--- Begin ---
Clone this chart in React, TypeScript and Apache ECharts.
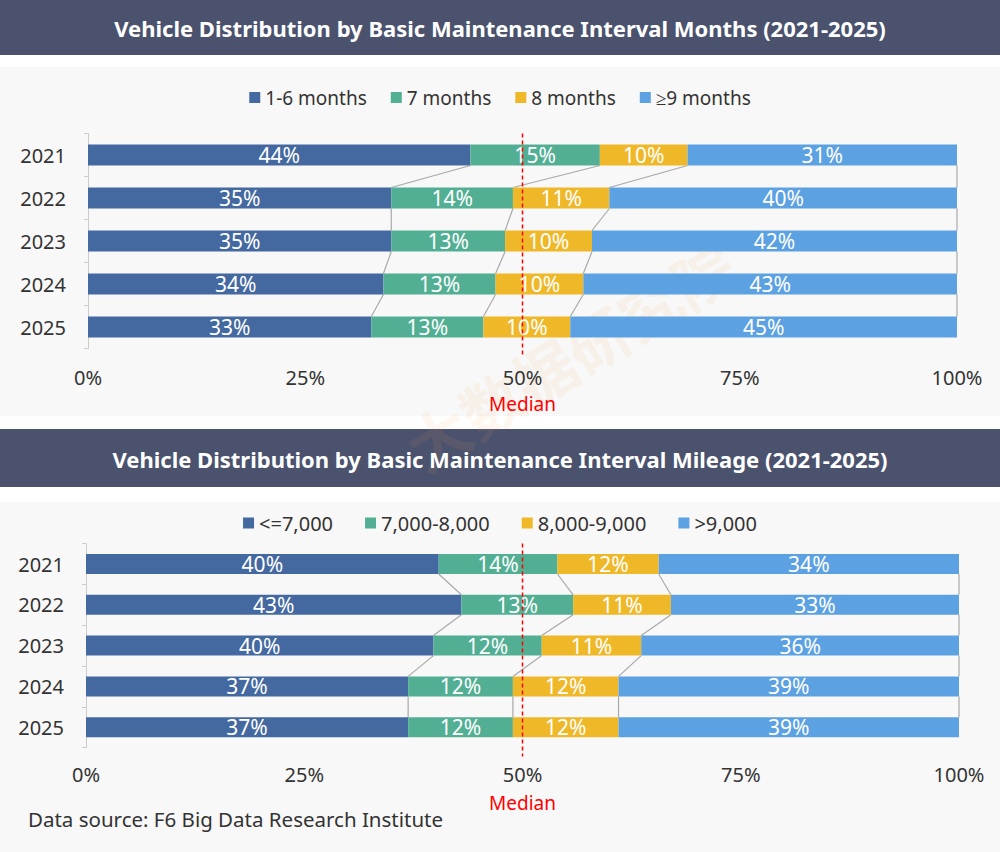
--- End ---
--- Begin ---
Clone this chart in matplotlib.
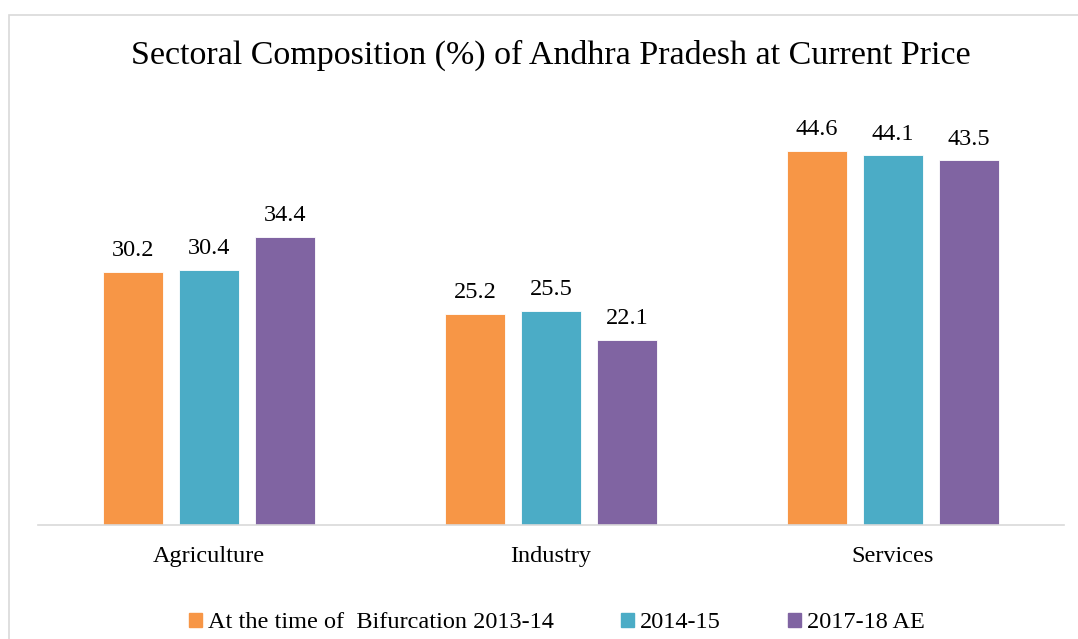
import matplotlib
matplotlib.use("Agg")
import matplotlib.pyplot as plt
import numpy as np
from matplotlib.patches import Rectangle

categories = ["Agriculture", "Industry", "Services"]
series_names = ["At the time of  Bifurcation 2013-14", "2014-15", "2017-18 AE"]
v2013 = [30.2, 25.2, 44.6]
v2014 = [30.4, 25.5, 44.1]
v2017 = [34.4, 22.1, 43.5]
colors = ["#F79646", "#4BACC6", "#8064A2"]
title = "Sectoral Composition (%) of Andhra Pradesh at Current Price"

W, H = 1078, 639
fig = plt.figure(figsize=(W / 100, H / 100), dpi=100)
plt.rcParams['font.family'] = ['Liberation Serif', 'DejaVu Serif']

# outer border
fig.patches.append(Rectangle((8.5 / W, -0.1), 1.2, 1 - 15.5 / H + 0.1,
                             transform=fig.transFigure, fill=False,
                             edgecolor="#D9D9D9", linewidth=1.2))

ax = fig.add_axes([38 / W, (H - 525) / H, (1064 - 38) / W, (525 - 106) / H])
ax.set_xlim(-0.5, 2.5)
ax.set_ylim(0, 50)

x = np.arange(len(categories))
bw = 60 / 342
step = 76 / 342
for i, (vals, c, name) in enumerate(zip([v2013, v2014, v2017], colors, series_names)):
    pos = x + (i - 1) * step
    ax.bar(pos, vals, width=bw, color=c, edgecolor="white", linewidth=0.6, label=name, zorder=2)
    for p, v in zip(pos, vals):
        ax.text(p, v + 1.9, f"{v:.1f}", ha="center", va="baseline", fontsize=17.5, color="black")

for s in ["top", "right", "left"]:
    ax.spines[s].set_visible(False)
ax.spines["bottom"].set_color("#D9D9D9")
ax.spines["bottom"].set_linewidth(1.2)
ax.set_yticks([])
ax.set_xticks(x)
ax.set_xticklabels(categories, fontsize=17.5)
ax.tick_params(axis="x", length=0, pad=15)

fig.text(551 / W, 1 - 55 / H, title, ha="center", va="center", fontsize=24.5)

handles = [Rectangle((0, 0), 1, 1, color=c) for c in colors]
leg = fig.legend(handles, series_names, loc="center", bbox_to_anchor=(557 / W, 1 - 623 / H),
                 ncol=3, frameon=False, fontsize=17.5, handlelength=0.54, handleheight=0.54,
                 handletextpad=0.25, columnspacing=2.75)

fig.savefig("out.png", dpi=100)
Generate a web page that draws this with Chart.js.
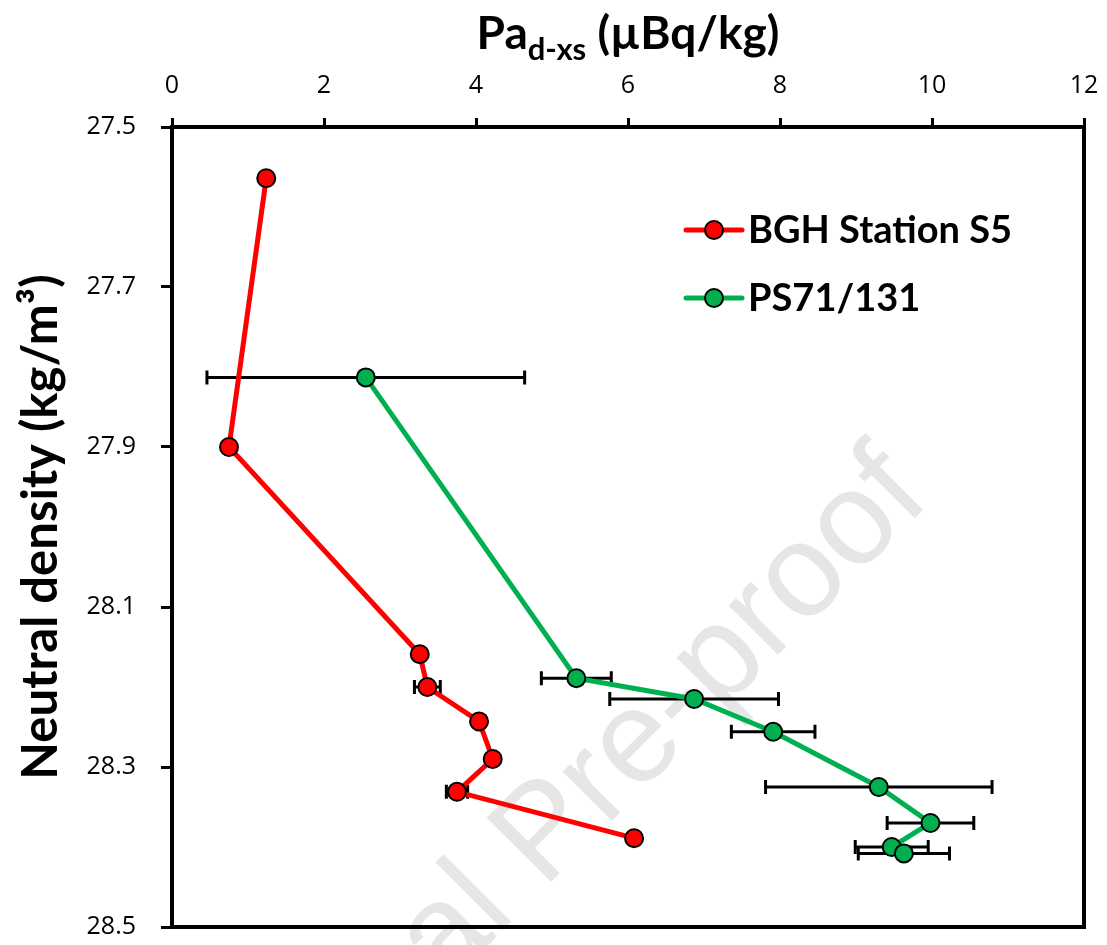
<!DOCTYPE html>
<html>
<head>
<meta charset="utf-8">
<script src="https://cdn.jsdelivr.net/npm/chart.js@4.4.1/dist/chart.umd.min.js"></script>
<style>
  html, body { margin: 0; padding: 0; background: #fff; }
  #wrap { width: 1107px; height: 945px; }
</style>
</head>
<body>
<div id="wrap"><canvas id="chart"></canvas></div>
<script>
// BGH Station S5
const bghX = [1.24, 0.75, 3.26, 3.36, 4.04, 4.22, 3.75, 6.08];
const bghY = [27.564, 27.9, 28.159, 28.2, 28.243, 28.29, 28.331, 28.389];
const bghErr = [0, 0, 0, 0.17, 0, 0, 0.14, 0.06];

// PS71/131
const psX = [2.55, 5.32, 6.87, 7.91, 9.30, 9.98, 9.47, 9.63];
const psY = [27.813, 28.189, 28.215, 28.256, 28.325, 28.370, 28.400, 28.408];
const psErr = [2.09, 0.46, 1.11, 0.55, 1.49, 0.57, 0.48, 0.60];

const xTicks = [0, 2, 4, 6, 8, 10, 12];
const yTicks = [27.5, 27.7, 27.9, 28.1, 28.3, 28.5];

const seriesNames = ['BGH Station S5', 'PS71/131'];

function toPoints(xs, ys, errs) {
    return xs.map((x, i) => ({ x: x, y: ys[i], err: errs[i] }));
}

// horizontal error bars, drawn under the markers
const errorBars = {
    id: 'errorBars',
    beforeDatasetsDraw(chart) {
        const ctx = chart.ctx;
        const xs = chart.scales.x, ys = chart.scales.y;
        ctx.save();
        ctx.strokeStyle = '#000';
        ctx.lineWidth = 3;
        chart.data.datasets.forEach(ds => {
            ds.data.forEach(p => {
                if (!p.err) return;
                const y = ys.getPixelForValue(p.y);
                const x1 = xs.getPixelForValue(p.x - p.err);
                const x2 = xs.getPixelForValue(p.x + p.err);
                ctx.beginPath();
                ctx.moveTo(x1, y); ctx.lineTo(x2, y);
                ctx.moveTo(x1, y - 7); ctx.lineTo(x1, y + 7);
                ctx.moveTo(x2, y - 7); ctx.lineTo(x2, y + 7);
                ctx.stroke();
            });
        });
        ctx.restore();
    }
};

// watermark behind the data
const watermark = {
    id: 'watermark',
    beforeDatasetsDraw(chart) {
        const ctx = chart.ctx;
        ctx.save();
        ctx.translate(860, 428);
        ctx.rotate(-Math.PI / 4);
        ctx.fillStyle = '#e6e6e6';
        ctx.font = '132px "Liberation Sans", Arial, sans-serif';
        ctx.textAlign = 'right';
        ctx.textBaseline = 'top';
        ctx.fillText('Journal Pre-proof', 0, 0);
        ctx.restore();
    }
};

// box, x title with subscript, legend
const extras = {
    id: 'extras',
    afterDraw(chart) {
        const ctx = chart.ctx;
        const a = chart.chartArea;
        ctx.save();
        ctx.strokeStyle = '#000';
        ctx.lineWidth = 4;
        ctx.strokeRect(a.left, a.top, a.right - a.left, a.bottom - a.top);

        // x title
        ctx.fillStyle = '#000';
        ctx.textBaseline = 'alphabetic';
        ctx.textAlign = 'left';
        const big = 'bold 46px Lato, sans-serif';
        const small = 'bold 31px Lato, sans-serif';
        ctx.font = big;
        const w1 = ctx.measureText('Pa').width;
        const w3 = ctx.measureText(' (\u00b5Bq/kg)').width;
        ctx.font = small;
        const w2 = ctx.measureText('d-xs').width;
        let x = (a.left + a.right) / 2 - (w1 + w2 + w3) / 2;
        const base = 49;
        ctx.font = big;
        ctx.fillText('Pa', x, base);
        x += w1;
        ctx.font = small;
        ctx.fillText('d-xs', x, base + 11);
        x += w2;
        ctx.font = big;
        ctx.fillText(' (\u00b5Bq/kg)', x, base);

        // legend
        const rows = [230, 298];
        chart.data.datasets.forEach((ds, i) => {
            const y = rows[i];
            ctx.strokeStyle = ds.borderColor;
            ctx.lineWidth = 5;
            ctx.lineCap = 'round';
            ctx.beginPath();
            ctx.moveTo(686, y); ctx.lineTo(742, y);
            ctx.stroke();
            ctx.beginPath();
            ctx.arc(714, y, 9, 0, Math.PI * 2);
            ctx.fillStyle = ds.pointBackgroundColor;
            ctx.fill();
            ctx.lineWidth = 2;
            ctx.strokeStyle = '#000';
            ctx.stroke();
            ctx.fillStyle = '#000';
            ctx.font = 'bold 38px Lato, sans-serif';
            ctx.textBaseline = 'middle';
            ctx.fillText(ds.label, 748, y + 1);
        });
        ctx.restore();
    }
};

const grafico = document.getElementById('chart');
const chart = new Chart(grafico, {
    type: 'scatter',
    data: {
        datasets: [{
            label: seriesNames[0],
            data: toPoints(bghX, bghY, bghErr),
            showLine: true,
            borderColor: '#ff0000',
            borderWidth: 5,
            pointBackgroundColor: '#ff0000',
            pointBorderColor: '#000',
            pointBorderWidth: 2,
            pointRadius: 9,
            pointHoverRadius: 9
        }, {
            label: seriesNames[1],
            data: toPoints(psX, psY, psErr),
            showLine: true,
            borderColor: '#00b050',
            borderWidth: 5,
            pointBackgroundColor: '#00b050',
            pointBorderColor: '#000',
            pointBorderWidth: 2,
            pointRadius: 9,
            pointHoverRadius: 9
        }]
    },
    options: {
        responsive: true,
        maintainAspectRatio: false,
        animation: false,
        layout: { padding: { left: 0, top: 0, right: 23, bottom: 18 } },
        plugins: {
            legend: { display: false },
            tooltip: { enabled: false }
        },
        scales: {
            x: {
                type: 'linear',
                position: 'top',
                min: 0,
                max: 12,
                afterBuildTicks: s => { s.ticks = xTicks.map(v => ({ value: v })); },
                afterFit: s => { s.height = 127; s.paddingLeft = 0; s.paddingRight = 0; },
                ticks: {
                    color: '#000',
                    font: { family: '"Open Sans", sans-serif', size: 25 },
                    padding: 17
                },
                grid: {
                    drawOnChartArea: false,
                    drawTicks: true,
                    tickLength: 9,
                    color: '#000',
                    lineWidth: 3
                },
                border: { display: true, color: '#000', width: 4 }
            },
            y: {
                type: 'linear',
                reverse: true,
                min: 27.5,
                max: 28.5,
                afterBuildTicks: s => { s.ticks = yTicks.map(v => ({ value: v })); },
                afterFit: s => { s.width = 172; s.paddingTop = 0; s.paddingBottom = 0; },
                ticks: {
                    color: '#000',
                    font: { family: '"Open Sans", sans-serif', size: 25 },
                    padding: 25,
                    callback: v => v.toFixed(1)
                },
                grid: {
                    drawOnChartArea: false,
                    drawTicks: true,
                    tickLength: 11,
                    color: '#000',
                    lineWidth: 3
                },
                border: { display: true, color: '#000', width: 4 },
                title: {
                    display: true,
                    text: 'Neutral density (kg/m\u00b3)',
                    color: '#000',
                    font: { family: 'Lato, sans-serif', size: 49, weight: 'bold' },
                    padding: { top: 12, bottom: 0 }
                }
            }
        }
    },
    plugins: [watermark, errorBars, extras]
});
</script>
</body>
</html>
--- End ---
Instructions for the task: Look through the entries above; copy every line holding the string "matplotlib".

Output of the task:
Clone this chart in matplotlib.
import matplotlib
matplotlib.use("Agg")
import matplotlib.pyplot as plt
from matplotlib.patches import Rectangle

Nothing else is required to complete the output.